▶ [What to do] Begin with the first line below and retype each line exactly through the line containing "from matplotlib import font_manager". Any pictures are to be left out.

▶ [Entries]
● ● ● ● ● ● ●

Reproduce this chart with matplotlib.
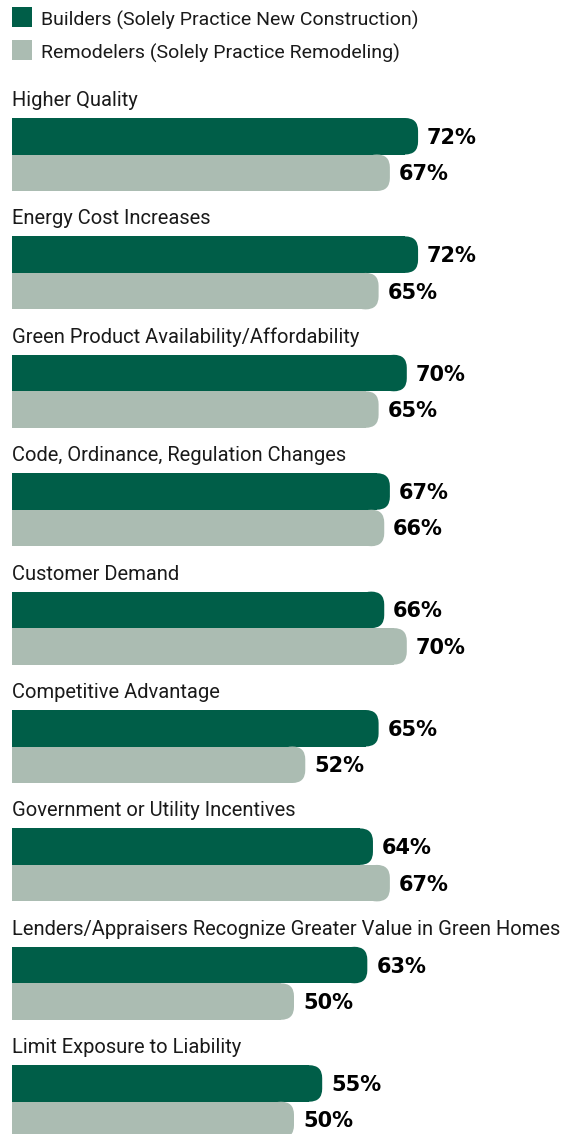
import matplotlib
matplotlib.use("Agg")
import matplotlib.pyplot as plt
from matplotlib.patches import FancyBboxPatch, Rectangle
from matplotlib import font_manager

categories = [
    "Higher Quality",
    "Energy Cost Increases",
    "Green Product Availability/Affordability",
    "Code, Ordinance, Regulation Changes",
    "Customer Demand",
    "Competitive Advantage",
    "Government or Utility Incentives",
    "Lenders/Appraisers Recognize Greater Value in Green Homes",
    "Limit Exposure to Liability",
]
builders = [72, 72, 70, 67, 66, 65, 64, 63, 55]
remodelers = [67, 65, 65, 66, 70, 52, 67, 50, 50]
series_names = ["Builders (Solely Practice New Construction)",
                "Remodelers (Solely Practice Remodeling)"]

GREEN = "#005e48"
GRAY = "#abbcb2"
TEXT = "#1a1a1a"

names = {f.name for f in font_manager.fontManager.ttflist}
label_font = "Roboto" if "Roboto" in names else "Liberation Sans"
value_font = "DejaVu Sans"

W, H = 575, 1134
fig = plt.figure(figsize=(W / 100, H / 100), dpi=100)
ax = fig.add_axes([0, 0, 1, 1])
PX = 5.64  # pixels per percent
x0 = 12
ax.set_xlim(-x0 / PX, (W - x0) / PX)
ax.set_ylim(H, 0)
ax.axis("off")

r_px = 13
rx = r_px / PX

step = 118.4
first_top = 118
bh = 36.5

def rounded_bar(y, v, color):
    ax.barh(y, v - rx, height=bh, left=0, color=color, linewidth=0)
    p = FancyBboxPatch((v - 2 * rx, y - bh / 2), 2 * rx, bh,
                       boxstyle=f"round,pad=0,rounding_size={rx}",
                       mutation_aspect=PX, facecolor=color, edgecolor="none",
                       linewidth=0)
    ax.add_patch(p)

for i, (cat, b, r) in enumerate(zip(categories, builders, remodelers)):
    top = first_top + step * i
    yb = top + bh / 2
    yr = top + bh * 1.5
    rounded_bar(yb, b, GREEN)
    rounded_bar(yr, r, GRAY)
    ax.text(0, top - 12, cat, fontsize=14.5, family=label_font, color=TEXT,
            ha="left", va="baseline")
    for v, y in ((b, yb), (r, yr)):
        ax.text(v + 9 / PX, y + 1.5, f"{v}%", fontsize=15, family=value_font,
                fontweight="bold", color="black", ha="left", va="center")

# legend
for j, (name, col) in enumerate(zip(series_names, [GREEN, GRAY])):
    ytop = 7 + 33 * j
    ax.add_patch(Rectangle((0, ytop), 20 / PX, 20, facecolor=col,
                           edgecolor="none"))
    ax.text(29 / PX, ytop + 19, name, fontsize=14, family=label_font,
            color=TEXT, ha="left", va="baseline")

fig.savefig("out.png", dpi=100)
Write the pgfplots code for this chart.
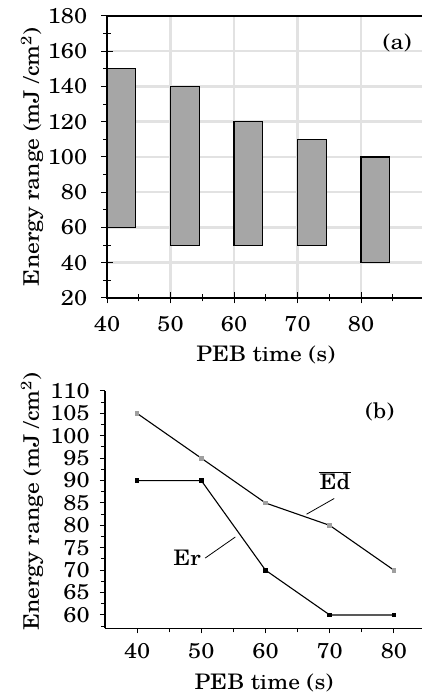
\documentclass[border=0pt]{standalone}
\usepackage{fontspec}
\setmainfont{texgyreschola-regular.otf}[FakeStretch=1.1]
\usepackage{pgfplots}
\pgfplotsset{compat=1.18}
\definecolor{gridgray}{RGB}{226,226,226}
\definecolor{barfill}{RGB}{166,166,166}
\newcommand{\bigfont}{\fontsize{21.5}{25}\selectfont}
\begin{document}
\bigfont
\begin{tikzpicture}
\useasboundingbox (0,0) rectangle (422bp,696bp);
\pgfplotsset{
  every axis/.append style={
    scale only axis, clip=false,
    /pgf/number format/assume math mode=true,
    tick label style={font=\bigfont},
    label style={font=\bigfont},
    axis line style={line width=1.1bp, black},
    tick style={line width=1bp, black},
  }
}
% ---------------- panel (a)
\begin{axis}[
  at={(107bp,398bp)}, anchor=south west,
  width=317.5bp, height=282bp,
  xmin=40, xmax=90, ymin=20, ymax=180,
  xtick={40,50,...,80}, ytick={20,40,...,180},
  minor xtick={45,55,...,85}, minor ytick={30,50,...,170},
  xtick pos=left, ytick pos=left,
  tick align=center,
  major tick length=11bp, minor tick length=7bp,
  grid=major, major grid style={line width=2.5bp, gridgray},
  xticklabel style={yshift=-6bp},
  yticklabel style={xshift=-7bp},
  xlabel={PEB time (s)},
  xlabel style={at={(axis description cs:0.5,0)}, anchor=center, yshift=-57bp},
  ylabel={Energy range (mJ /cm\textsuperscript{2})},
  ylabel style={at={([xshift=-75bp]axis description cs:0,0.5)}, anchor=center},
]
\addplot[draw=black, line width=1.1bp, fill=barfill] coordinates {(40,60) (44.5,60) (44.5,150) (40,150)} -- cycle;
\addplot[draw=black, line width=1.1bp, fill=barfill] coordinates {(50,50) (54.5,50) (54.5,140) (50,140)} -- cycle;
\addplot[draw=black, line width=1.1bp, fill=barfill] coordinates {(60,50) (64.5,50) (64.5,120) (60,120)} -- cycle;
\addplot[draw=black, line width=1.1bp, fill=barfill] coordinates {(70,50) (74.5,50) (74.5,110) (70,110)} -- cycle;
\addplot[draw=black, line width=1.1bp, fill=barfill] coordinates {(80,40) (84.5,40) (84.5,100) (80,100)} -- cycle;
\node at (axis cs:85.7,164.7) {(a)};
\end{axis}
% ---------------- panel (b)
\begin{axis}[
  at={(105bp,67.6bp)}, anchor=south west,
  width=317.8bp, height=237.4bp,
  xmin=35, xmax=84.5, ymin=57, ymax=110,
  axis x line*=bottom, axis y line*=left,
  xtick={40,50,...,80}, ytick={60,65,...,110},
  minor xtick={45,55,65,75}, minor ytick={57.5,62.5,...,107.5},
  tick align=outside,
  major tick length=5bp, minor tick length=4bp,
  xticklabel style={yshift=-3bp},
  yticklabel style={xshift=-3bp},
  xlabel={PEB time (s)},
  xlabel style={at={(axis description cs:0.5,0)}, anchor=center, yshift=-55bp},
  ylabel={Energy range (mJ /cm\textsuperscript{2})},
  ylabel style={at={([xshift=-73bp,yshift=8bp]axis description cs:0,0.5)}, anchor=center},
]
\addplot[black, line width=1.1bp, mark=square*, mark size=1.8bp,
  mark options={fill=gray!75, draw=gray!75}]
  coordinates {(40,105) (50,95) (60,85) (70,80) (80,70)};
\addplot[black, line width=1.1bp, mark=square*, mark size=1.8bp,
  mark options={fill=black, draw=black}]
  coordinates {(40,90) (50,90) (60,70) (70,60) (80,60)};
\node at (axis cs:47.8,72.7) {Er};
\draw[line width=0.8bp] (axis cs:50.6,72.7) -- (axis cs:55.3,77.4);
\node at (axis cs:70.8,89.9) {$\overline{\hbox{\kern1pt Ed\kern1pt}}$};
\draw[line width=0.8bp] (axis cs:70.7,86.0) -- (axis cs:66.4,82.5);
\node at (axis cs:77.8,105.3) {(b)};
\end{axis}
\end{tikzpicture}
\end{document}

● ● ● ● ● ● ●

▶ [Answer to this task]
Reproduce this chart with matplotlib.
import matplotlib
matplotlib.use("Agg")
import matplotlib.pyplot as plt
from matplotlib.patches import FancyBboxPatch, Rectangle
from matplotlib import font_manager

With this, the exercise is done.